- Nickname: Liza
- Born: January 21, 2002 (age 24) Saint Petersburg, Russia
- Height: 5 ft 8 in (173 cm)

Gymnastics career
- Discipline: Rhythmic gymnastics
- Country represented: United States (2018 - present)
- Club: North Shore Rhythmic Gymnastics Center
- Medal record
Rhythmic gymnastics
Representing United States
Pan American Games
| Silver medal – second place | 2019 Lima | Group all-around |
| Silver medal – second place | 2019 Lima | 5 balls |
Pan American Championships
| Silver medal – second place | 2018 Lima | Group all-around |
| Silver medal – second place | 2018 Lima | 3 balls + 2 ropes |
| Bronze medal – third place | 2021 Rio de Janeiro | Group All-around |
| Bronze medal – third place | 2021 Rio de Janeiro | 5 balls |
| Bronze medal – third place | 2021 Rio de Janeiro | 3 hoops + 4 clubs |

= Elizaveta Pletneva =

American rhythmic gymnast

Elizaveta Pletneva (born January 21, 2002) is a Russian-born American group rhythmic gymnast who represented the United States at the 2020 Summer Olympics.

== Personal life ==
Pletneva and her family moved to the United States when she was three years old. She began rhythmic gymnastics when she was five years old.

== Career ==
Pletneva competed at the 2018 World Championships where the American group finished fourteenth in the all-around. Then at the 2018 Pan American Championships in Lima, she won the silver medal in both the group all-around and the 3 balls + 2 ropes event final, both behind Mexico.

Pletneva competed at the 2019 Pan American Games and won the silver medal in the group all-around and in the 5 balls event final, both times finishing behind Mexico. Then at the 2019 World Championships in Baku, the American group finished tenth.
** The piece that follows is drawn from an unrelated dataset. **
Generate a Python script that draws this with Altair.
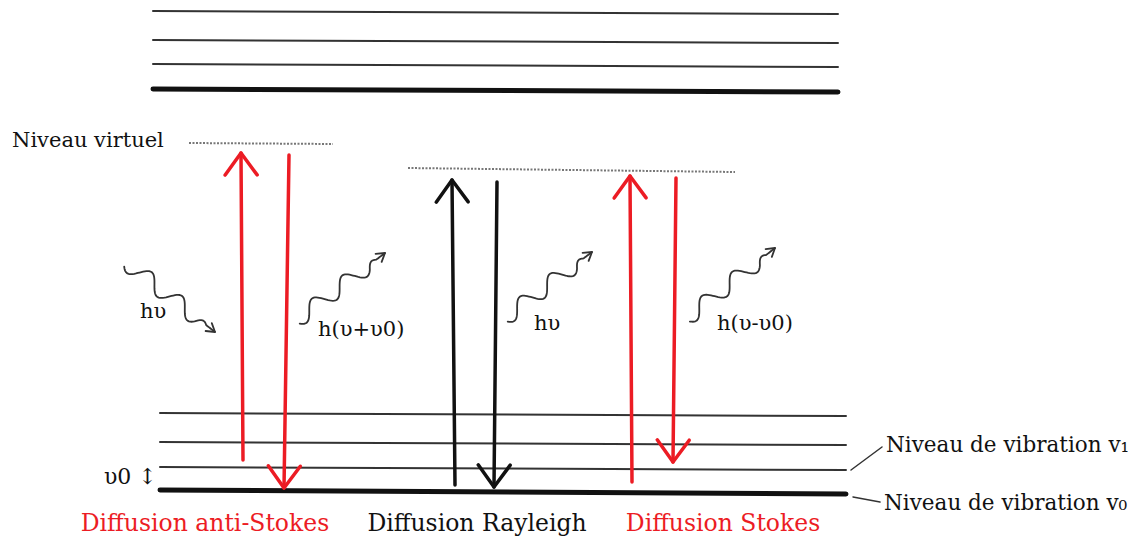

At the 2021 Pan American Championships in Rio de Janeiro, Pletneva and the American group won the bronze medals in the all-around, and in both the 5 balls and the 3 hoops + 4 clubs event finals. The United States qualified for the 2020 Olympic Games after Japan's host spot was reallocated. Pletneva was selected to represent the United States at the 2020 Summer Olympics alongside Isabelle Connor, Camilla Feeley, Lili Mizuno, and Nicole Sladkov. They finished eleventh in the qualification round for the group all-around.